## JOB
Report back each line of the records that contains the string "this".

(Lines of data)
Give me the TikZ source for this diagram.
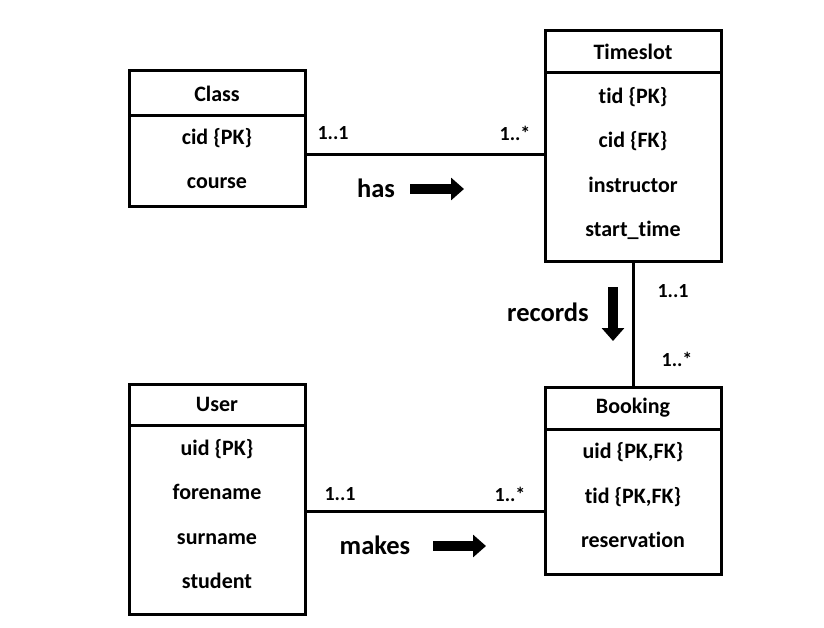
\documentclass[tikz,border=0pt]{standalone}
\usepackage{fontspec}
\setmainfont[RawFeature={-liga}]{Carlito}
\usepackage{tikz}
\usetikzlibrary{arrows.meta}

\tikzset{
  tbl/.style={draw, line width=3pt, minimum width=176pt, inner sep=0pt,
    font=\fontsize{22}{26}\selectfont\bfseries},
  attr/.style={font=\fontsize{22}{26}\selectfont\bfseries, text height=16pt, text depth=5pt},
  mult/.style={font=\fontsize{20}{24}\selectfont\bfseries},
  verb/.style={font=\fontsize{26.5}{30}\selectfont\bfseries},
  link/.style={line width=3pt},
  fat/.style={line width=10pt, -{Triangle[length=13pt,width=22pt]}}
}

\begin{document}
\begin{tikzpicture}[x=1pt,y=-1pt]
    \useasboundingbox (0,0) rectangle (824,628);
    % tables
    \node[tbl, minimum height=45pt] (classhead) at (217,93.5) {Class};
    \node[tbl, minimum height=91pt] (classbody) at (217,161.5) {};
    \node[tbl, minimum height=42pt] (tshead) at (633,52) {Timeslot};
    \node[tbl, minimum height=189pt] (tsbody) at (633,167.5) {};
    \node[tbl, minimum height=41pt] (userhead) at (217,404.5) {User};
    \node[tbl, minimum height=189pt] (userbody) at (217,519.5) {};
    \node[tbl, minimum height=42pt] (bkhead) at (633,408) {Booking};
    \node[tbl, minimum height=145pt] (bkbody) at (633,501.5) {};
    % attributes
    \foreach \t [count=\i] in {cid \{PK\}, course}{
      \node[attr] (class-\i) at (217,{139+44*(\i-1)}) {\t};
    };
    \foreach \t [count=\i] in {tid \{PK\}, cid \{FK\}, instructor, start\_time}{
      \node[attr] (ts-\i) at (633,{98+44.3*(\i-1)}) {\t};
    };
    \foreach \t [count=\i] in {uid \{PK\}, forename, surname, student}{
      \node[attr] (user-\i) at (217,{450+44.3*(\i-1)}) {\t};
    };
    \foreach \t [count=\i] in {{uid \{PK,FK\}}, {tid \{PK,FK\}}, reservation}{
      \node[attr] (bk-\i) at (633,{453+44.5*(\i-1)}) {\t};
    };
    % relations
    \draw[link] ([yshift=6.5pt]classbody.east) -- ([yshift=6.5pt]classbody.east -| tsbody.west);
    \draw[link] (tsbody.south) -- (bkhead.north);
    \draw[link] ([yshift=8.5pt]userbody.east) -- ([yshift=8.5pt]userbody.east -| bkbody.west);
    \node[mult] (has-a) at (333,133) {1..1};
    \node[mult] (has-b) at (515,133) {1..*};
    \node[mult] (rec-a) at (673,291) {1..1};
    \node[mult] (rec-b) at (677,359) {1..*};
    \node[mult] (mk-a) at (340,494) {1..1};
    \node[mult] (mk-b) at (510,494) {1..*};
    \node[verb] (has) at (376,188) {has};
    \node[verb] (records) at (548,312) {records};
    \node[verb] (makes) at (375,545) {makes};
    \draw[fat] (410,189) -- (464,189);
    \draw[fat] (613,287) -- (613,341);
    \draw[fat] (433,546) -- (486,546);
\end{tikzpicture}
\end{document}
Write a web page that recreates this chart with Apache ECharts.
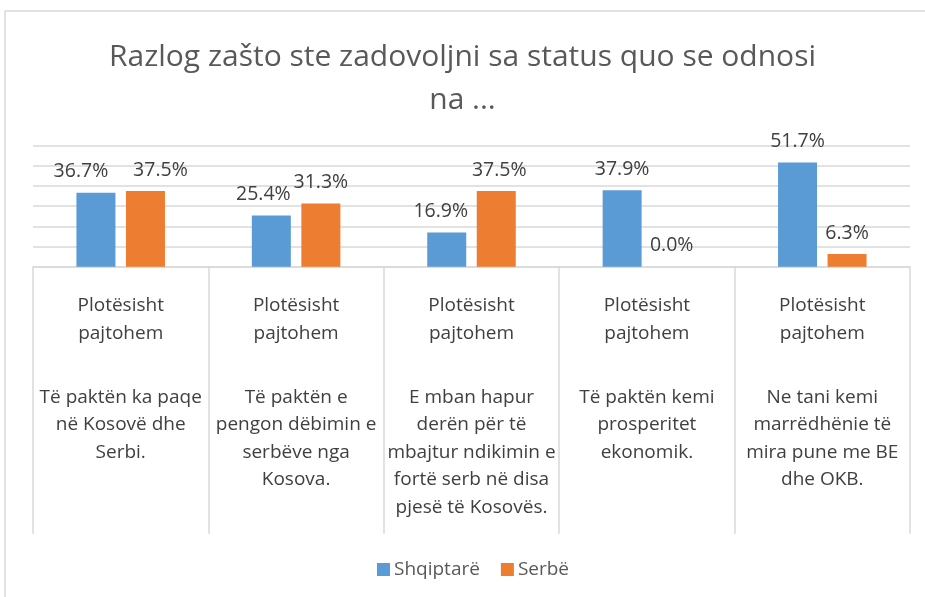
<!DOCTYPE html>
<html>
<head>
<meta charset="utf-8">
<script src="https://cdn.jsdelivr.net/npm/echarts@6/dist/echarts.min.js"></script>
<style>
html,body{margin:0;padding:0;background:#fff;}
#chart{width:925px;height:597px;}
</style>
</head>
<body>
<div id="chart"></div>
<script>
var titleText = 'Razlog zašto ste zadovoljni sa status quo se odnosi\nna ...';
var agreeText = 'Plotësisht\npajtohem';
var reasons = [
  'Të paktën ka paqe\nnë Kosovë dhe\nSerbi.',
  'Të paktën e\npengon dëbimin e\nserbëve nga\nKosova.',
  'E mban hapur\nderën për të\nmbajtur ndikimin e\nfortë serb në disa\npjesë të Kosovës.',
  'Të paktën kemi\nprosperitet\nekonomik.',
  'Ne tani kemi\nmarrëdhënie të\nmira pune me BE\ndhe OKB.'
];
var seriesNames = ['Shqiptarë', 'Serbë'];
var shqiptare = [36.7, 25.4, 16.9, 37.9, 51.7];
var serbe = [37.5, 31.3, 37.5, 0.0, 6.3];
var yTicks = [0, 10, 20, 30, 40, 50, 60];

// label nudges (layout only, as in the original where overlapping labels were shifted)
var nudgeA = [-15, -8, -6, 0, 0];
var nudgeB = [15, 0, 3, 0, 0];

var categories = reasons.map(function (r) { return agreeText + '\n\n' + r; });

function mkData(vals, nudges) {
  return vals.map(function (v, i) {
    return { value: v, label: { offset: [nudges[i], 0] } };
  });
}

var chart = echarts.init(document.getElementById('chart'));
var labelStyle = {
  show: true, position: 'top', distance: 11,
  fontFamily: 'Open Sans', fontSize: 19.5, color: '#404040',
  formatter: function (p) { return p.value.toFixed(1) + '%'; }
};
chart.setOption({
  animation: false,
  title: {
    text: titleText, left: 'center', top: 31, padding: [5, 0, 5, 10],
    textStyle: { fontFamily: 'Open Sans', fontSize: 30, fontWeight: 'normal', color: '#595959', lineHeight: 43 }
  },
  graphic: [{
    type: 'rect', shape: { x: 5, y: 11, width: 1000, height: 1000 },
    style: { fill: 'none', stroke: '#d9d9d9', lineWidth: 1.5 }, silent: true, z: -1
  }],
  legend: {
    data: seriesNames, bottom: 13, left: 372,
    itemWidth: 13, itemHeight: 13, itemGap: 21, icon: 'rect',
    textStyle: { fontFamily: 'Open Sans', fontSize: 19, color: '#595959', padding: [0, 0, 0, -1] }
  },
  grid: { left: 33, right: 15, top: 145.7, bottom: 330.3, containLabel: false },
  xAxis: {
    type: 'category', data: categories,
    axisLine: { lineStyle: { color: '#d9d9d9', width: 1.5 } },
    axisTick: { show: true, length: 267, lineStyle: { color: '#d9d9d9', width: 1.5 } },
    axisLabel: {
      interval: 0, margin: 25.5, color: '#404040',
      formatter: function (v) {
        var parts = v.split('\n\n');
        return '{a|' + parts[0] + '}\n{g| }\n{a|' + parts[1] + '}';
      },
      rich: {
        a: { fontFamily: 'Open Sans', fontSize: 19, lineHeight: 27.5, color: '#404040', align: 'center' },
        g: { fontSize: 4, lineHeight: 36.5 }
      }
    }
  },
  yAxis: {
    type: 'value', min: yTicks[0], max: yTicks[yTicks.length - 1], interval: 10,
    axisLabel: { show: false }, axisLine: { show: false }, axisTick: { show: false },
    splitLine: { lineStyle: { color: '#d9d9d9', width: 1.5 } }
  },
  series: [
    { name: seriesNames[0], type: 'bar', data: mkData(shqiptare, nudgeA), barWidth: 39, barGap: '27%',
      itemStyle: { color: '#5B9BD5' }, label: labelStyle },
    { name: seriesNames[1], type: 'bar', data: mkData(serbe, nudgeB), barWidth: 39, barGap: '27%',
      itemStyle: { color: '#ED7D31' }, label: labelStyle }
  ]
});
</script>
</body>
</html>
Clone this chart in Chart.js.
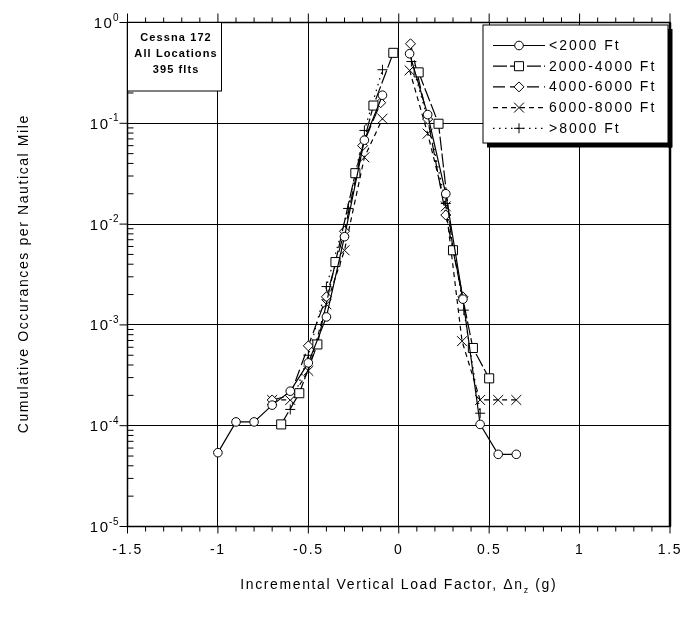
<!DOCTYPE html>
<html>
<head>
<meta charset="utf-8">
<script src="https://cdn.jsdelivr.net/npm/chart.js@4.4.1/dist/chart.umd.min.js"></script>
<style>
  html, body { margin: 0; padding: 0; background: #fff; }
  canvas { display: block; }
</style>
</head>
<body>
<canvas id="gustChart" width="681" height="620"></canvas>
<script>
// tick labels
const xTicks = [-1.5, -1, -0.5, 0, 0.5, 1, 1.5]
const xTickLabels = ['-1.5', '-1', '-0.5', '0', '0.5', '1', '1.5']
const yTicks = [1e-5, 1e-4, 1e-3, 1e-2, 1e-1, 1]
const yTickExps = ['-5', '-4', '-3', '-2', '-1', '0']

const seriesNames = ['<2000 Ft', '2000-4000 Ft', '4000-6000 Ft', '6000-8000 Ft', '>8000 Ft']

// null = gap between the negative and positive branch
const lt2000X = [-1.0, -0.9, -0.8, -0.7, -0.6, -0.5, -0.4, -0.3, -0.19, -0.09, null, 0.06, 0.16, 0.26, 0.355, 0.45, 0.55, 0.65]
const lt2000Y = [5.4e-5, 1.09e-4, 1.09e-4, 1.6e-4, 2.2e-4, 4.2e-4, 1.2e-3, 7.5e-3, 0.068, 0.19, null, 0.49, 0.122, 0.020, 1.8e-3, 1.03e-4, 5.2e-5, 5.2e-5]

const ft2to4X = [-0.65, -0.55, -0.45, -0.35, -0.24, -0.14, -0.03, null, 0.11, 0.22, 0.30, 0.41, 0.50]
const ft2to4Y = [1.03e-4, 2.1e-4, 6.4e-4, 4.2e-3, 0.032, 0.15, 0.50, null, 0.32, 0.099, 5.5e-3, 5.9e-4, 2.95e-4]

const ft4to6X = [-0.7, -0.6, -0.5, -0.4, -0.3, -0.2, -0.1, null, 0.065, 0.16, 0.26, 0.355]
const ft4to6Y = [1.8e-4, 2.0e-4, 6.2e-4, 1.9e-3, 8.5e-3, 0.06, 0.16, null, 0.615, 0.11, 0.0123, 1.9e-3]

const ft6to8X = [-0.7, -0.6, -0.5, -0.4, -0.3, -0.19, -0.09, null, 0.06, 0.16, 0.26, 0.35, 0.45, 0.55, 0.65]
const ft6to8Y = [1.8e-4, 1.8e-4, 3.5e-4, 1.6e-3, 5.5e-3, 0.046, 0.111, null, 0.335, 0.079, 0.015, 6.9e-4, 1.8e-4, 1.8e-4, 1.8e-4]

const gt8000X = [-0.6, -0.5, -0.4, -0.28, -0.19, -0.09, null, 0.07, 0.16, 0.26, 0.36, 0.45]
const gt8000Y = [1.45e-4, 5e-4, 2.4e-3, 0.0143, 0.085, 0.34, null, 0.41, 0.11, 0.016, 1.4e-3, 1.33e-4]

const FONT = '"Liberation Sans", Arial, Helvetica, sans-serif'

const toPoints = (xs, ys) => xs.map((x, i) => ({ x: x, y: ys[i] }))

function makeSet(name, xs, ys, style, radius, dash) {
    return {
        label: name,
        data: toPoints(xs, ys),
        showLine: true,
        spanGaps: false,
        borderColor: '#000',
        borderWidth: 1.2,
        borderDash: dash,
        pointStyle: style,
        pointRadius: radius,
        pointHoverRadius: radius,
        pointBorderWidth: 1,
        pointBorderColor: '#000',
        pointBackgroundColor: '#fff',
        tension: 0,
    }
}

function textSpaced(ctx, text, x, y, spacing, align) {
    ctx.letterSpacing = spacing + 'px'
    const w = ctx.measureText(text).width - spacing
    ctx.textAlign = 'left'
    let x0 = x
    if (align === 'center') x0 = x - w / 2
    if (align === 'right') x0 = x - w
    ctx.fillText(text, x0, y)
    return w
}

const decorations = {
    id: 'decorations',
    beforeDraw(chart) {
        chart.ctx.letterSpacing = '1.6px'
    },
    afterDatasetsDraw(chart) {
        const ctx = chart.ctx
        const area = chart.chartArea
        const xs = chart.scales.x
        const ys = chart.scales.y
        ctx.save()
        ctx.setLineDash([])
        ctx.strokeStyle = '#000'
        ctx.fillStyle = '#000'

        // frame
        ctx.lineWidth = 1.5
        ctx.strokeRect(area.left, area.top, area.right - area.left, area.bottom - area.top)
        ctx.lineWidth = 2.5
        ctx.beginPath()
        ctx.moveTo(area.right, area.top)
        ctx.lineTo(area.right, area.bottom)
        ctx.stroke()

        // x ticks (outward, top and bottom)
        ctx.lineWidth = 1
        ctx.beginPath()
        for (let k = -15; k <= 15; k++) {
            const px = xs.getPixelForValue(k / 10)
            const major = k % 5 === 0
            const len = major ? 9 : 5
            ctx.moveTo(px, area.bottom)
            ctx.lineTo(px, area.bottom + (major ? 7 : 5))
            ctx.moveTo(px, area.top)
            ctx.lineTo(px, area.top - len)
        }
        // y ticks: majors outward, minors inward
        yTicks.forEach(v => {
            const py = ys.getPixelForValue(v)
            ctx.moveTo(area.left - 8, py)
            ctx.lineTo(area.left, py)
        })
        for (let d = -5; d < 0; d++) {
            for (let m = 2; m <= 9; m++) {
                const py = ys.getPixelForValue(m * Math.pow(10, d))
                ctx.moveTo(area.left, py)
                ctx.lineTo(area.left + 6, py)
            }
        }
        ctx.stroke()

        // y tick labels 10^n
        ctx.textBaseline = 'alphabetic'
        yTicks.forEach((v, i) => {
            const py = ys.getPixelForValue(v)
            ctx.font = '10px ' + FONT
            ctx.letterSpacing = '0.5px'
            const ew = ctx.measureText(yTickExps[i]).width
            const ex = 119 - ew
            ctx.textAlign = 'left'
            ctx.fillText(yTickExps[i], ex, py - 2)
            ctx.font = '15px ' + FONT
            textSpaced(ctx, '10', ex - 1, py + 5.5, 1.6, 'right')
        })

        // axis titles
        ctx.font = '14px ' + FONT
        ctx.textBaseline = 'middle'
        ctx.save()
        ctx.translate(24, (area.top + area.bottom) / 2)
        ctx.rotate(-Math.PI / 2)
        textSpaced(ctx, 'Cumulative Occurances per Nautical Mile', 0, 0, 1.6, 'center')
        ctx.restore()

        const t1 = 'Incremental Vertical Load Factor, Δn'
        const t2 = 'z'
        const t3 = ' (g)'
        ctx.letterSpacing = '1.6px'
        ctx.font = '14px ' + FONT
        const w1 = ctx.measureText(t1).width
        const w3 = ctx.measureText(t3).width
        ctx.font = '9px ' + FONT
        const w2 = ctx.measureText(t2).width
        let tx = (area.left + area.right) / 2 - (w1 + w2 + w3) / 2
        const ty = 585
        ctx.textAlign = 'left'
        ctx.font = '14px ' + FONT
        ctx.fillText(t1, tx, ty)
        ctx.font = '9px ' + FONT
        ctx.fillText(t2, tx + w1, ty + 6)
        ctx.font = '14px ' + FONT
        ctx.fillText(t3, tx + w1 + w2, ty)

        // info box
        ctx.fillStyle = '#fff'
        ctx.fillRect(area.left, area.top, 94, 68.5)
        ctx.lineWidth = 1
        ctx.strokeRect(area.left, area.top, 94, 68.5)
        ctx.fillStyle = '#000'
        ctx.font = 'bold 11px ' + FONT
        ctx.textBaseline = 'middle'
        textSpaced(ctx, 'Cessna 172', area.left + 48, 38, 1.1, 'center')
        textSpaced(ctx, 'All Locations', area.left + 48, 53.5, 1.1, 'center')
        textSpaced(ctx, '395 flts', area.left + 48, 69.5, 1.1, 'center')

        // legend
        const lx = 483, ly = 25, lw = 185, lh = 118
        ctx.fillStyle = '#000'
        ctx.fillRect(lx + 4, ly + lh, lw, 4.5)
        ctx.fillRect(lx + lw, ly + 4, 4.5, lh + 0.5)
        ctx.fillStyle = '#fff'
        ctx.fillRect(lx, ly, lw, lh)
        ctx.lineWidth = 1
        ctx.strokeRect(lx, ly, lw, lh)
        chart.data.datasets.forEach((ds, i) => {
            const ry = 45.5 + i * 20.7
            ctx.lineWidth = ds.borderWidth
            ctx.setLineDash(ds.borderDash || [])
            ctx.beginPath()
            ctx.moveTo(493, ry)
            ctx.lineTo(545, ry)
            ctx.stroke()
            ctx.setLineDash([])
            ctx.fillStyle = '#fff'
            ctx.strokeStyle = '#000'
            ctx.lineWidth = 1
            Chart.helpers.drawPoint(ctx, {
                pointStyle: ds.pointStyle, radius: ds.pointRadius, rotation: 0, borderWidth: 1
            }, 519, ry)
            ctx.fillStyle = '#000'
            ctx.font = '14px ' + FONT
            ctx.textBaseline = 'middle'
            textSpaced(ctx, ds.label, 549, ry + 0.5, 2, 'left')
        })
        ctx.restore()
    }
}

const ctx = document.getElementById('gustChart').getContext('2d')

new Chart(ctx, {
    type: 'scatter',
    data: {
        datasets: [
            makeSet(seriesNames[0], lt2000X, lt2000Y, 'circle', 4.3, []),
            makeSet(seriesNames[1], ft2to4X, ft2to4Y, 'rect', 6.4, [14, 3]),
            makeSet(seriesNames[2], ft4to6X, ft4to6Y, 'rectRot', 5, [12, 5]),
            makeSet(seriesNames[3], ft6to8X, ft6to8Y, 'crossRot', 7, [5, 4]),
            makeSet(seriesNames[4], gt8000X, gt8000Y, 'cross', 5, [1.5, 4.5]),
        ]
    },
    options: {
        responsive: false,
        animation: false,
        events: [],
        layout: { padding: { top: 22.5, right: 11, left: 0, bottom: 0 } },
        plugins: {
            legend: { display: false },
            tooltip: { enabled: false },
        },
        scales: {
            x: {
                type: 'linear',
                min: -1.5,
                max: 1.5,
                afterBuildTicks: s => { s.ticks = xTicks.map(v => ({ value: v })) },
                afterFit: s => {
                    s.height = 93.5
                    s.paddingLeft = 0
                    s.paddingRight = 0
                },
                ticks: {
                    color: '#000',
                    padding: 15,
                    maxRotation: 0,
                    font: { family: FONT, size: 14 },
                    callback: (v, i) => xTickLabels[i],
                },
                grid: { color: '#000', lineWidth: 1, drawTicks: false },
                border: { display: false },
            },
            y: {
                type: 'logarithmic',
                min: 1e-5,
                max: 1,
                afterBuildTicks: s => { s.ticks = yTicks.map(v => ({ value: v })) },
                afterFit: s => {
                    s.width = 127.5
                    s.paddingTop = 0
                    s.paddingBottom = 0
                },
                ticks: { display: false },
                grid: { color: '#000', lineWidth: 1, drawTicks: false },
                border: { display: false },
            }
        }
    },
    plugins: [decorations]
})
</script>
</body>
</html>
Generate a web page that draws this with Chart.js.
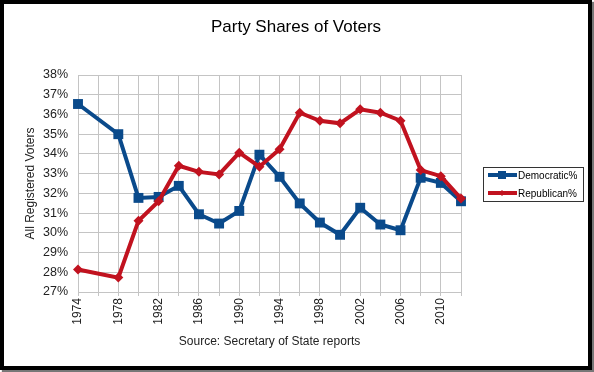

## WRITTEN REPLY
Give me the TikZ source for this diagram.
Write a web page that recreates this chart with Apache ECharts.
Clone this chart in Chart.js.
Generate a web page that draws this with Chart.js.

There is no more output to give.